Stablecoins are a unique category within the cryptocurrency ecosystem that aim to maintain a stable value against a specified asset, primarily fiat currencies like the US Dollar. The consensus mechanism for stablecoins can vary significantly based on the type of stablecoin being utilized.

Types of Stablecoins and Their Mechanisms

  • Fiat-Collateralized Stablecoins: These are backed 1:1 by physical reserves of fiat currency, typically held in a bank account. The consensus mechanism here relies on third-party audits to ensure that enough reserves are maintained to back each issued token.
  • Cryptocurrency-Collateralized Stablecoins: These are backed by other cryptocurrencies like Ether.
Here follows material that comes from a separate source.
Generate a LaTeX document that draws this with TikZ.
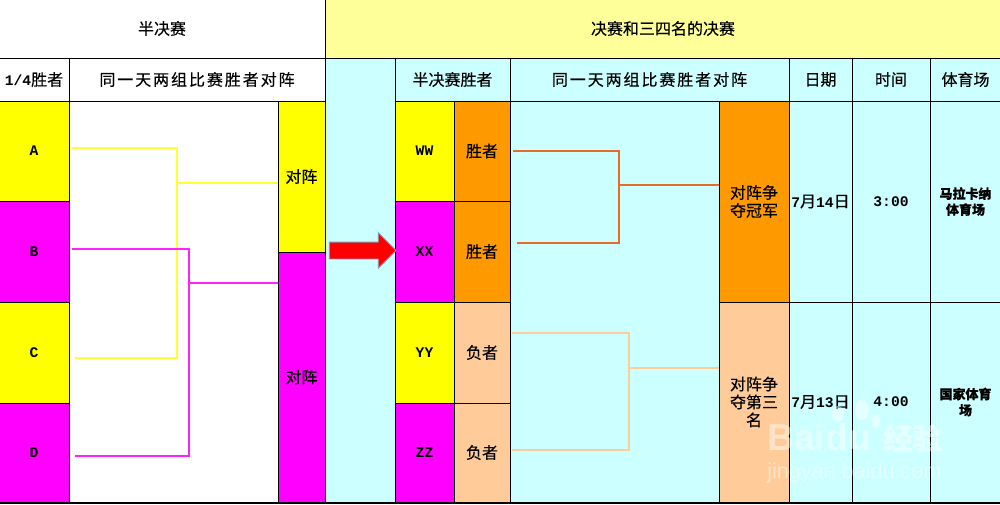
\documentclass[tikz,border=0pt]{standalone}
\usepackage{fontspec}
\setmainfont{Noto Sans CJK SC}[FakeBold=0.35]
\newfontfamily\wideface{Noto Sans CJK SC}[FakeBold=0.35,LetterSpace=12]
\newfontfamily\latnfont{Liberation Mono}
\newfontfamily\markfont{Liberation Sans}
\newcommand{\ltn}[1]{{\latnfont\bfseries\fontsize{11pt}{12pt}\selectfont #1}}
\usetikzlibrary{shapes.arrows, positioning}
\definecolor{paleyellow}{HTML}{FFFF99}
\definecolor{palecyan}{HTML}{CCFFFF}
\definecolor{amber}{HTML}{FF9900}
\definecolor{peach}{HTML}{FFCC99}
\definecolor{rust}{HTML}{E8692A}
\definecolor{pureyellow}{HTML}{FFFF00}
\definecolor{puremagenta}{HTML}{FF00FF}
\definecolor{lineyellow}{HTML}{FFFF33}
\definecolor{linemagenta}{HTML}{FF22FF}
\definecolor{arrowedge}{HTML}{7F9DB9}
\tikzset{
    x=0.75pt, y=-0.75pt,
    cellbox/.style={rectangle, draw=black, line width=0.75pt, inner sep=0pt, outer sep=0pt, align=center, font=\fontsize{12pt}{13.5pt}\selectfont},
    sz/.style 2 args={minimum width=#1*0.75pt, minimum height=#2*0.75pt},
    whitecell/.style={cellbox, fill=white},
    cyancell/.style={cellbox, fill=palecyan},
    yellowcell/.style={cellbox, fill=pureyellow},
    magentacell/.style={cellbox, fill=puremagenta},
    ambercell/.style={cellbox, fill=amber},
    peachcell/.style={cellbox, fill=peach},
    smalltext/.style={font=\bfseries\fontsize{9.75pt}{12pt}\selectfont},
    widetext/.style={font=\wideface\fontsize{12pt}{14pt}\selectfont},
    bracket/.style={line width=1.4pt},
    markpart/.style={white, opacity=0.45}
}
\begin{document}
\begin{tikzpicture}
    \useasboundingbox (0,0) rectangle (1000,504);
    % top two rows
    \node (semi) [whitecell, sz={326}{59}, anchor=north west] at (-1,-1) {半决赛};
    \node (final) [cellbox, fill=paleyellow, sz={676}{59}, below right=0pt and 0pt of semi.north east] {决赛和三四名的决赛};
    \node (quarter) [whitecell, sz={70}{43}, below right=0pt and 0pt of semi.south west] {\ltn{1/4}胜者};
    \node (sameleft) [whitecell, widetext, sz={256}{43}, right=0pt of quarter] {同一天两组比赛胜者对阵};
    \node (gapcol) [cyancell, sz={70}{444}, below right=0pt and 0pt of sameleft.north east] {};
    \node (semiwin) [cyancell, sz={115}{43}, below right=0pt and 0pt of gapcol.north east] {半决赛胜者};
    \node (sameright) [cyancell, widetext, sz={279}{43}, right=0pt of semiwin] {同一天两组比赛胜者对阵};
    \node (datehead) [cyancell, sz={63}{43}, right=0pt of sameright] {日期};
    \node (timehead) [cyancell, sz={78}{43}, right=0pt of datehead] {时间};
    \node (venuehead) [cyancell, sz={71}{43}, right=0pt of timehead] {体育场};

    % left half
    \node (teamA) [yellowcell, sz={70}{100}, below right=0pt and 0pt of quarter.south west] {\ltn{A}};
    \node (teamB) [magentacell, sz={70}{101}, below=0pt of teamA] {\ltn{B}};
    \node (teamC) [yellowcell, sz={70}{101}, below=0pt of teamB] {\ltn{C}};
    \node (teamD) [magentacell, sz={70}{99}, below=0pt of teamC] {\ltn{D}};
    \node (leftarea) [whitecell, sz={209}{401}, below right=0pt and 0pt of teamA.north east] {};
    \node (pairup) [yellowcell, sz={47}{151}, below right=0pt and 0pt of leftarea.north east] {对阵};
    \node (pairdown) [magentacell, sz={47}{250}, below=0pt of pairup] {对阵};

    % right half
    \node (teamW) [yellowcell, sz={59}{100}, below right=0pt and 0pt of semiwin.south west] {\ltn{WW}};
    \node (teamX) [magentacell, sz={59}{101}, below=0pt of teamW] {\ltn{XX}};
    \node (teamY) [yellowcell, sz={59}{101}, below=0pt of teamX] {\ltn{YY}};
    \node (teamZ) [magentacell, sz={59}{99}, below=0pt of teamY] {\ltn{ZZ}};
    \node (winW) [ambercell, sz={56}{100}, right=0pt of teamW] {胜者};
    \node (winX) [ambercell, sz={56}{101}, right=0pt of teamX] {胜者};
    \node (loseY) [peachcell, sz={56}{101}, right=0pt of teamY] {负者};
    \node (loseZ) [peachcell, sz={56}{99}, right=0pt of teamZ] {负者};
    \node (rightarea) [cyancell, sz={209}{401}, below right=0pt and 0pt of winW.north east] {};
    \node (champ) [ambercell, sz={70}{201}, below right=0pt and 0pt of rightarea.north east] {对阵争\\夺冠军};
    \node (third) [peachcell, sz={70}{200}, below=0pt of champ] {对阵争\\夺第三\\名};
    \node (dateup) [cyancell, sz={63}{201}, right=0pt of champ] {\ltn{7}月\ltn{14}日};
    \node (datedown) [cyancell, sz={63}{200}, right=0pt of third] {\ltn{7}月\ltn{13}日};
    \node (timeup) [cyancell, sz={78}{201}, right=0pt of dateup] {\ltn{3:00}};
    \node (timedown) [cyancell, sz={78}{200}, right=0pt of datedown] {\ltn{4:00}};
    \node (venueup) [cyancell, smalltext, sz={71}{201}, right=0pt of timeup] {马拉卡纳\\体育场};
    \node (venuedown) [cyancell, smalltext, sz={71}{200}, right=0pt of timedown] {国家体育\\场};
    \node (baseline) [rectangle, fill=black, inner sep=0pt, outer sep=0pt, minimum width=750pt, minimum height=1.5pt, anchor=north west] at (0,502) {};

    % big arrow
    \node (bigarrow) [single arrow, fill=red, draw=arrowedge, line width=0.6pt, inner sep=0pt, minimum height=50pt, minimum width=26.25pt, single arrow head extend=7pt] at (358.5,250.5) {\rule{0pt}{12pt}};

    % brackets
    \coordinate (startA) at (72,148);
    \coordinate (startC) at (75,358);
    \coordinate (joinAC) at (177,183);
    \coordinate (startB) at (72,249);
    \coordinate (startD) at (75,456);
    \coordinate (joinBD) at (189,283);
    \coordinate (startW) at (513,151);
    \coordinate (startX) at (517,243);
    \coordinate (joinWX) at (619,185);
    \coordinate (startY) at (512,333);
    \coordinate (startZ) at (512,450);
    \coordinate (joinYZ) at (629,368);
    \draw [bracket, lineyellow] (startA) -| (joinAC) |- (startC);
    \draw [bracket, lineyellow] (joinAC) -- (pairup.west |- joinAC);
    \draw [bracket, linemagenta] (startB) -| (joinBD) |- (startD);
    \draw [bracket, linemagenta] (joinBD) -- (pairdown.west |- joinBD);
    \draw [bracket, rust] (startW) -| (joinWX) |- (startX);
    \draw [bracket, rust] (joinWX) -- (champ.west |- joinWX);
    \draw [bracket, peach] (startY) -| (joinYZ) |- (startZ);
    \draw [bracket, peach] (joinYZ) -- (third.west |- joinYZ);

    % site mark
    \fill [markpart] (838,414) ellipse (6 and 8);
    \fill [markpart] (862,410) ellipse (7 and 10);
    \fill [markpart] (876,421) ellipse (4 and 7);
    \node (markname) [markpart, font=\markfont\bfseries\fontsize{28pt}{30pt}\selectfont, inner sep=0pt, anchor=west] at (767,437) {Baidu};
    \node (markcn) [markpart, font=\bfseries\fontsize{22pt}{24pt}\selectfont, inner sep=0pt, anchor=west] at (883,438) {经验};
    \node (markurl) [markpart, font=\markfont\fontsize{16.2pt}{18pt}\selectfont, inner sep=0pt, anchor=west] at (767,473) {jingyan.baidu.com};
\end{tikzpicture}
\end{document}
They utilize smart contracts to manage collateralization ratios and liquidate assets when necessary. The consensus often hinges on decentralized protocols that ensure the over-collateralization of the stablecoins.
  • Algorithmic Stablecoins: These do not hold any reserves but instead use algorithms to control the supply of stablecoins by buying and selling tokens to stabilize their price. The consensus mechanism focuses on supply-demand dynamics governed by complex algorithms and market sentiment.

Understanding the consensus mechanism behind each type of stablecoin is crucial for assessing their stability, trustworthiness, and overall role in the decentralized finance ecosystem.